BEGIN
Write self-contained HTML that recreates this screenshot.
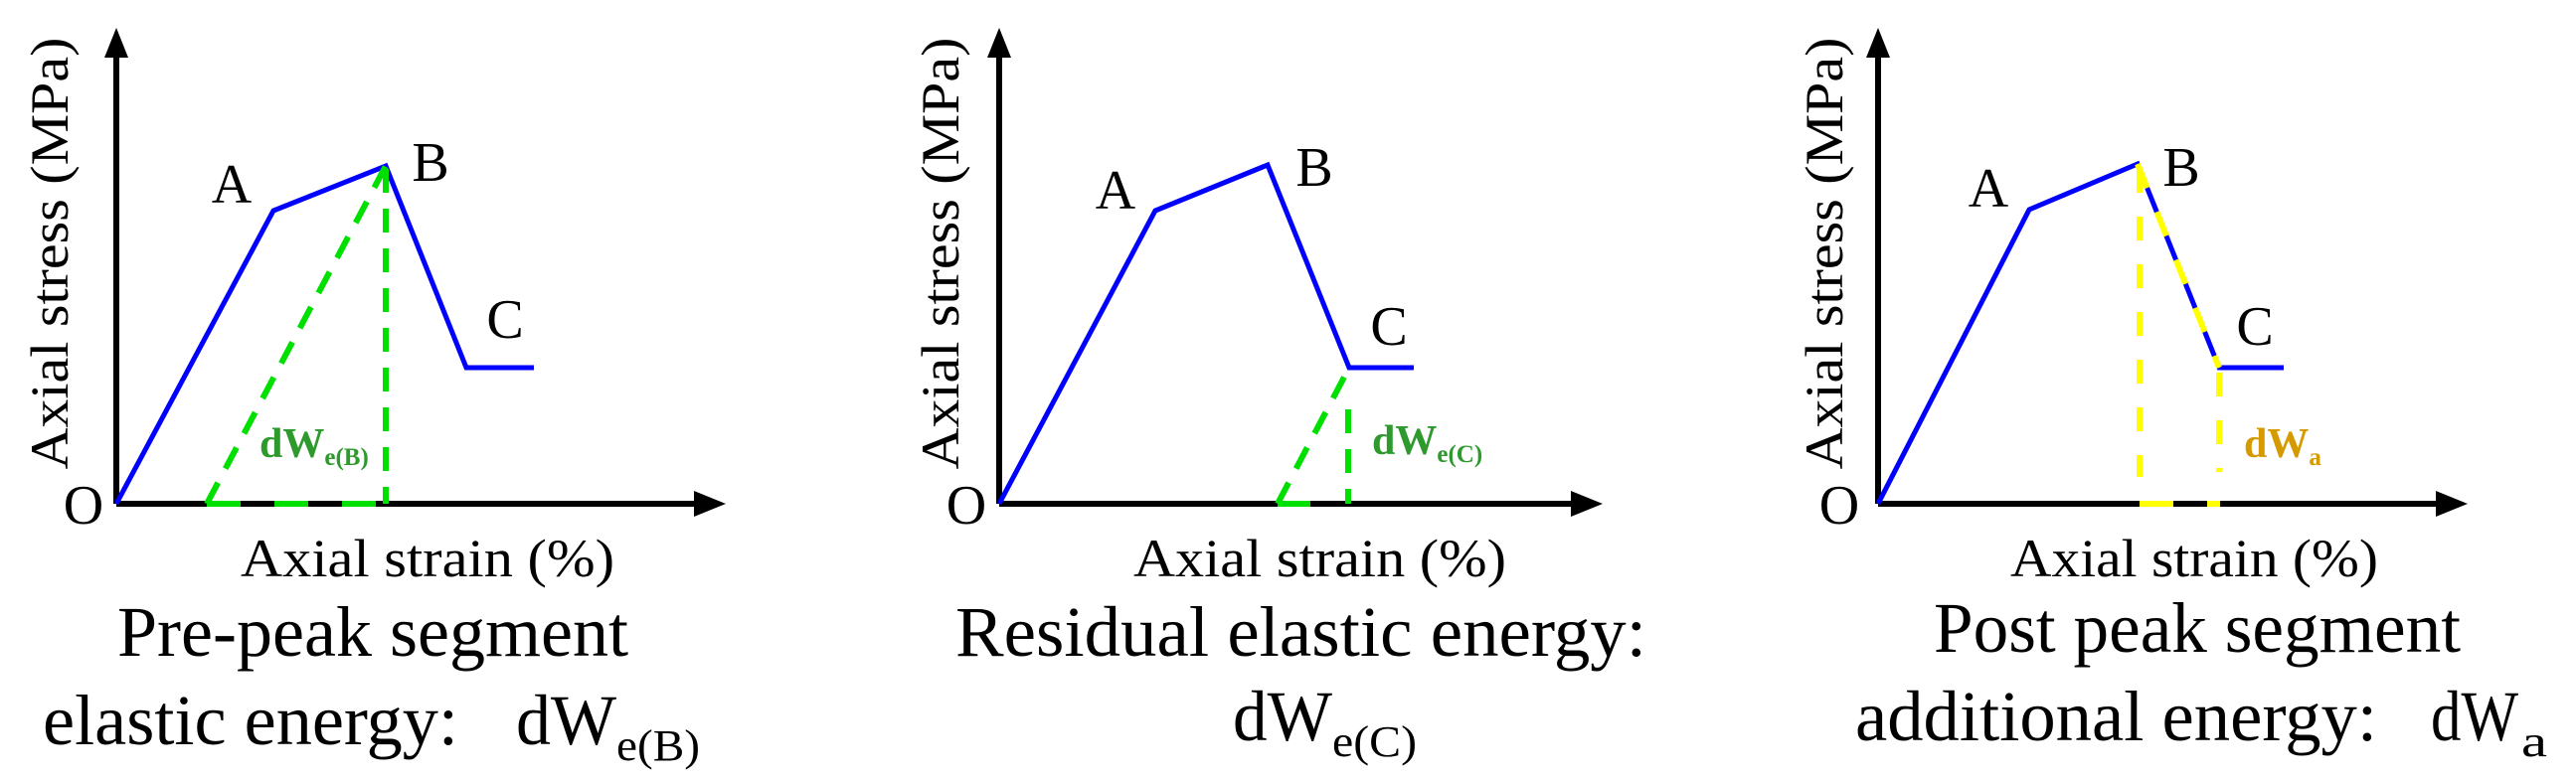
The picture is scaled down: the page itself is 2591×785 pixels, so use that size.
<!DOCTYPE html>
<html><head><meta charset="utf-8"><style>
html,body{margin:0;padding:0;background:#fff;}
svg{display:block;}
text{font-family:"Liberation Serif",serif;}
</style></head><body>
<svg width="2591" height="785" viewBox="0 0 2591 785" xmlns="http://www.w3.org/2000/svg">
<g stroke-linecap="butt" fill="none">
<!-- Panel 1 -->
<path d="M117,507 L117,52" stroke="#000" stroke-width="6"/>
<path d="M105,58 L117,28 L129,58 z" fill="#000"/>
<path d="M117,507 L703,507" stroke="#000" stroke-width="6"/>
<path d="M698,494 L730,507 L698,520 z" fill="#000"/>
<polyline points="117,507 275,212 388,167 469,370 537,370" stroke="#0000ff" stroke-width="5"/>
<path d="M208,507 L388,167" stroke="#00e000" stroke-width="6" stroke-dasharray="24,16"/>
<path d="M388,170 L388,507" stroke="#00e000" stroke-width="6" stroke-dasharray="24,16"/>
<path d="M208,507 L388,507" stroke="#00e000" stroke-width="6" stroke-dasharray="34,34"/>
<!-- Panel 2 -->
<path d="M1005,507 L1005,52" stroke="#000" stroke-width="6"/>
<path d="M993,58 L1005,28 L1017,58 z" fill="#000"/>
<path d="M1005,507 L1585,507" stroke="#000" stroke-width="6"/>
<path d="M1580,494 L1612,507 L1580,520 z" fill="#000"/>
<polyline points="1005,507 1162,212 1275,166 1357,370 1422,370" stroke="#0000ff" stroke-width="5"/>
<path d="M1285,507 L1357,370" stroke="#00e000" stroke-width="6" stroke-dasharray="24,16"/>
<path d="M1356,412 L1356,507" stroke="#00e000" stroke-width="6" stroke-dasharray="24,16"/>
<path d="M1285,507 L1318,507" stroke="#00e000" stroke-width="6"/>
<!-- Panel 3 -->
<path d="M1889,507 L1889,52" stroke="#000" stroke-width="6"/>
<path d="M1877,58 L1889,28 L1901,58 z" fill="#000"/>
<path d="M1889,507 L2455,507" stroke="#000" stroke-width="6"/>
<path d="M2450,494 L2482,507 L2450,520 z" fill="#000"/>
<polyline points="1889,507 2041,211 2150,165 2232,370 2297,370" stroke="#0000ff" stroke-width="5"/>
<path d="M2150,165 L2232,370" stroke="#ffff00" stroke-width="6" stroke-dasharray="26,26"/>
<path d="M2152,170 L2152,480" stroke="#ffff00" stroke-width="6" stroke-dasharray="24,24"/>
<path d="M2232,375 L2232,475" stroke="#ffff00" stroke-width="6" stroke-dasharray="24,24"/>
<path d="M2152,507 L2186,507 M2220,507 L2233,507" stroke="#ffff00" stroke-width="6"/>
</g>
<g fill="#000" font-size="56">
<text x="233" y="204" text-anchor="middle">A</text>
<text x="433" y="182" text-anchor="middle">B</text>
<text x="508" y="340" text-anchor="middle">C</text>
<text x="84" y="527" text-anchor="middle">O</text>
<text x="1122" y="210" text-anchor="middle">A</text>
<text x="1322" y="187" text-anchor="middle">B</text>
<text x="1397" y="347" text-anchor="middle">C</text>
<text x="972" y="527" text-anchor="middle">O</text>
<text x="2000" y="208" text-anchor="middle">A</text>
<text x="2194" y="187" text-anchor="middle">B</text>
<text x="2268" y="347" text-anchor="middle">C</text>
<text x="1850" y="527" text-anchor="middle">O</text>
</g>
<g font-size="54" fill="#000">
<text transform="translate(68,255) rotate(-90)" text-anchor="middle" textLength="435" lengthAdjust="spacingAndGlyphs">Axial stress (MPa)</text>
<text transform="translate(964,255) rotate(-90)" text-anchor="middle" textLength="435" lengthAdjust="spacingAndGlyphs">Axial stress (MPa)</text>
<text transform="translate(1853,255) rotate(-90)" text-anchor="middle" textLength="435" lengthAdjust="spacingAndGlyphs">Axial stress (MPa)</text>
<text x="242" y="580" textLength="376" lengthAdjust="spacingAndGlyphs">Axial strain (%)</text>
<text x="1140" y="580" textLength="375" lengthAdjust="spacingAndGlyphs">Axial strain (%)</text>
<text x="2022" y="580" textLength="370" lengthAdjust="spacingAndGlyphs">Axial strain (%)</text>
</g>
<g font-weight="bold">
<text x="261" y="460" font-size="42" fill="#2e9a2e">dW<tspan font-size="25" dy="8">e(B)</tspan></text>
<text x="1380" y="457" font-size="42" fill="#2e9a2e">dW<tspan font-size="25" dy="8">e(C)</tspan></text>
<text x="2257" y="460" font-size="42" fill="#d49a00">dW<tspan font-size="25" dy="8">a</tspan></text>
</g>
<g font-size="72" fill="#000">
<text x="118" y="660" textLength="514" lengthAdjust="spacingAndGlyphs">Pre-peak segment</text>
<text x="43" y="749" textLength="418" lengthAdjust="spacingAndGlyphs">elastic energy:</text>
<text x="519" y="749" textLength="101" lengthAdjust="spacingAndGlyphs">dW</text>
<text x="620" y="765" font-size="44" textLength="84" lengthAdjust="spacingAndGlyphs">e(B)</text>
<text x="961" y="660" textLength="695" lengthAdjust="spacingAndGlyphs">Residual elastic energy:</text>
<text x="1240" y="745" textLength="100" lengthAdjust="spacingAndGlyphs">dW</text>
<text x="1340" y="761" font-size="44" textLength="85" lengthAdjust="spacingAndGlyphs">e(C)</text>
<text x="1945" y="656" textLength="530" lengthAdjust="spacingAndGlyphs">Post peak segment</text>
<text x="1866" y="745" textLength="525" lengthAdjust="spacingAndGlyphs">additional energy:</text>
<text x="2445" y="745" textLength="88" lengthAdjust="spacingAndGlyphs">dW</text>
<text x="2536" y="761" font-size="44" textLength="26" lengthAdjust="spacingAndGlyphs">a</text>
</g>
</svg>
</body></html>
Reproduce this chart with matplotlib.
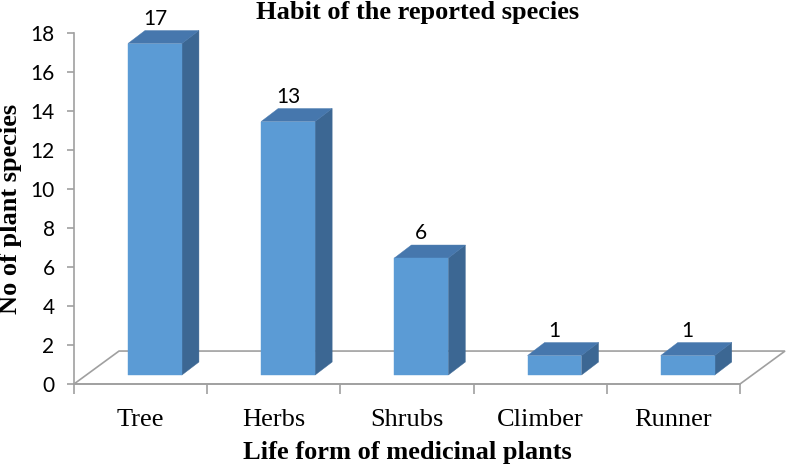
import matplotlib.pyplot as plt
from matplotlib.patches import Polygon

categories = ["Tree", "Herbs", "Shrubs", "Climber", "Runner"]
counts = [17, 13, 6, 1, 1]
yticks = [0, 2, 4, 6, 8, 10, 12, 14, 16, 18]

# pseudo-3D geometry (data units: x = category, y = value)
FLOOR_DX, FLOOR_DY = 0.338, 1.69
BAR_X0, BAR_W = -0.095, 0.405
BAR_Y0 = 0.46
DEPTH_DX, DEPTH_DY = 0.128, 0.667

FRONT = "#5B9BD5"
SIDE = "#3C6793"
TOP = "#4677AD"
GRID = "#A0A0A0"

fig = plt.figure(figsize=(7.87, 4.68), dpi=100)
ax = fig.add_axes([74 / 787, 1 - 384 / 468, 666 / 787, 351 / 468])
ax.set_xlim(-0.5, len(categories) - 0.5)
ax.set_ylim(0, 18)

# floor outline
n = len(categories)
floor = [(-0.5, 0), (-0.5 + FLOOR_DX, FLOOR_DY), (n - 0.5 + FLOOR_DX, FLOOR_DY), (n - 0.5, 0)]
ax.add_patch(Polygon(floor, closed=True, fill=False, edgecolor=GRID, lw=1.2,
                     clip_on=False, zorder=1))

for i, v in enumerate(counts):
    x0 = i + BAR_X0
    x1 = x0 + BAR_W
    y0 = BAR_Y0
    y1 = BAR_Y0 + v
    front = [(x0, y0), (x1, y0), (x1, y1), (x0, y1)]
    side = [(x1, y0), (x1 + DEPTH_DX, y0 + DEPTH_DY), (x1 + DEPTH_DX, y1 + DEPTH_DY), (x1, y1)]
    top = [(x0, y1), (x1, y1), (x1 + DEPTH_DX, y1 + DEPTH_DY), (x0 + DEPTH_DX, y1 + DEPTH_DY)]
    for pts, c in [(side, SIDE), (top, TOP), (front, FRONT)]:
        ax.add_patch(Polygon(pts, closed=True, facecolor=c, edgecolor=c, lw=0.3,
                             clip_on=False, zorder=3))
    ax.text((x0 + x1) / 2, y1 + DEPTH_DY + 0.1, str(v), ha="center", va="bottom",
            fontsize=15, family="Lato", zorder=4)

for s in ["top", "right"]:
    ax.spines[s].set_visible(False)
for s in ["left", "bottom"]:
    ax.spines[s].set_color(GRID)
    ax.spines[s].set_linewidth(1.2)

ax.set_yticks(yticks)
ax.set_yticklabels([str(t) for t in yticks], family="Lato", fontsize=15)
ax.tick_params(axis="y", length=5, width=1.2, color=GRID, pad=9)

ax.set_xticks([i - 0.5 for i in range(n + 1)])
ax.set_xticklabels([])
ax.tick_params(axis="x", which="major", length=7, width=1.2, color=GRID)
ax.set_xticks(range(n), minor=True)
ax.set_xticklabels(categories, minor=True, family="Liberation Serif", fontsize=19)
ax.tick_params(axis="x", which="minor", length=0, pad=18)

fig.text(418 / 787, 1 - 19 / 468, "Habit of the reported species", ha="center",
         va="baseline", family="Liberation Serif", fontweight="bold", fontsize=19)
fig.text(407 / 787, 1 - 459 / 468, "Life form of medicinal plants", ha="center",
         va="baseline", family="Liberation Serif", fontweight="bold", fontsize=19)
fig.text(11 / 787, 1 - 209 / 468, "No of plant species", ha="center", va="center",
         rotation=90, family="Liberation Serif", fontweight="bold", fontsize=19)

fig.savefig("out.png", dpi=100)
END
REQUIREMENT. Print the line above containing "Reproduce this chart with matplotlib.", the line containing "width=1.2, color=GRID, pad=9)", and everything between them, exactly as written. Pictures stay out.

PROBLEM SOLUTION.
Reproduce this chart with matplotlib.
import matplotlib.pyplot as plt
from matplotlib.patches import Polygon

categories = ["Tree", "Herbs", "Shrubs", "Climber", "Runner"]
counts = [17, 13, 6, 1, 1]
yticks = [0, 2, 4, 6, 8, 10, 12, 14, 16, 18]

# pseudo-3D geometry (data units: x = category, y = value)
FLOOR_DX, FLOOR_DY = 0.338, 1.69
BAR_X0, BAR_W = -0.095, 0.405
BAR_Y0 = 0.46
DEPTH_DX, DEPTH_DY = 0.128, 0.667

FRONT = "#5B9BD5"
SIDE = "#3C6793"
TOP = "#4677AD"
GRID = "#A0A0A0"

fig = plt.figure(figsize=(7.87, 4.68), dpi=100)
ax = fig.add_axes([74 / 787, 1 - 384 / 468, 666 / 787, 351 / 468])
ax.set_xlim(-0.5, len(categories) - 0.5)
ax.set_ylim(0, 18)

# floor outline
n = len(categories)
floor = [(-0.5, 0), (-0.5 + FLOOR_DX, FLOOR_DY), (n - 0.5 + FLOOR_DX, FLOOR_DY), (n - 0.5, 0)]
ax.add_patch(Polygon(floor, closed=True, fill=False, edgecolor=GRID, lw=1.2,
                     clip_on=False, zorder=1))

for i, v in enumerate(counts):
    x0 = i + BAR_X0
    x1 = x0 + BAR_W
    y0 = BAR_Y0
    y1 = BAR_Y0 + v
    front = [(x0, y0), (x1, y0), (x1, y1), (x0, y1)]
    side = [(x1, y0), (x1 + DEPTH_DX, y0 + DEPTH_DY), (x1 + DEPTH_DX, y1 + DEPTH_DY), (x1, y1)]
    top = [(x0, y1), (x1, y1), (x1 + DEPTH_DX, y1 + DEPTH_DY), (x0 + DEPTH_DX, y1 + DEPTH_DY)]
    for pts, c in [(side, SIDE), (top, TOP), (front, FRONT)]:
        ax.add_patch(Polygon(pts, closed=True, facecolor=c, edgecolor=c, lw=0.3,
                             clip_on=False, zorder=3))
    ax.text((x0 + x1) / 2, y1 + DEPTH_DY + 0.1, str(v), ha="center", va="bottom",
            fontsize=15, family="Lato", zorder=4)

for s in ["top", "right"]:
    ax.spines[s].set_visible(False)
for s in ["left", "bottom"]:
    ax.spines[s].set_color(GRID)
    ax.spines[s].set_linewidth(1.2)

ax.set_yticks(yticks)
ax.set_yticklabels([str(t) for t in yticks], family="Lato", fontsize=15)
ax.tick_params(axis="y", length=5, width=1.2, color=GRID, pad=9)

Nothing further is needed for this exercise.